Most eighth grade students can name the three sides of a triangle and maybe recite that angles add up to 180 degrees. But when you hand them a triangle with two known angles and ask them to find the missing one, suddenly the concept feels less concrete. This is where understanding angle relationships in triangles moves from theory into practical problem-solving.
The fundamental rule is straightforward: the three interior angles of any triangle always sum to exactly 180 degrees. This isn’t an approximation or a special case, it’s a mathematical certainty. If you know two angles, you subtract their sum from 180 to find the third. For example, if a triangle has angles of 60 degrees and 70 degrees, the missing angle must be 50 degrees. The calculation itself is simple arithmetic, but recognizing which angles to use and applying the rule correctly requires solid conceptual understanding.

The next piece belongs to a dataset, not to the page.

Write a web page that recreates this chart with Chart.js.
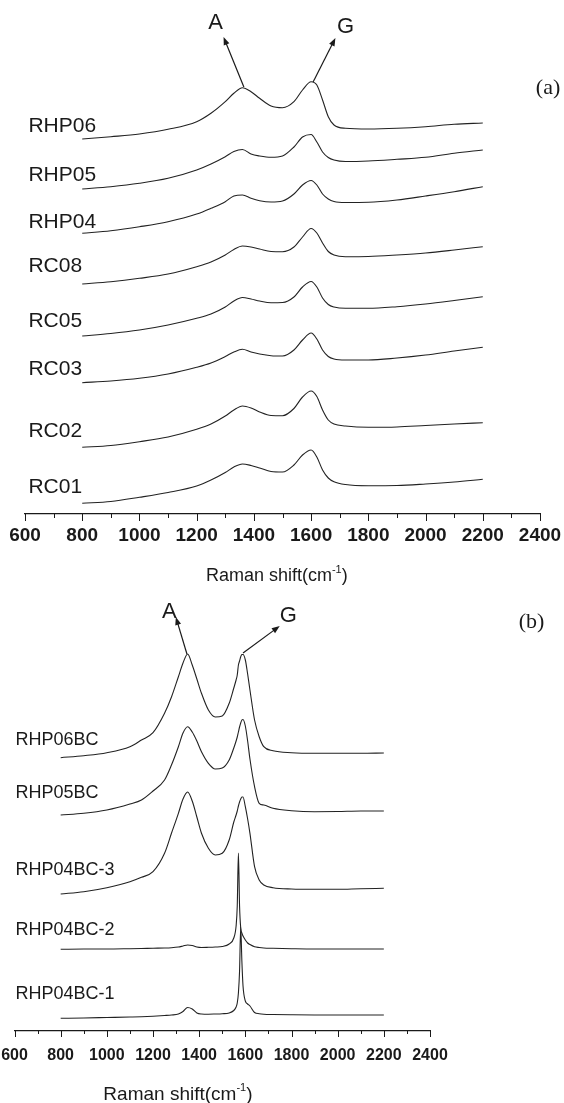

Many students struggle not with the math, but with visualization. They might confuse interior angles with exterior angles, or fail to identify which angles actually belong to the triangle when diagrams show overlapping lines. Hands-on practice with varied triangle types strengthens this skill significantly.
Working through printable worksheets on finding the missing angle in triangles helps students build confidence through repetition. Beyond this specific skill, eighth grade geometry connects to broader mathematical thinking. Understanding how angles work prepares students for later concepts like the Pythagorean theorem, which relies on right triangles and their specific angle properties.
If your child hesitates when solving these problems, encourage them to draw the triangle, label what they know, and work through the subtraction step by step. Consistency matters more than speed at this stage.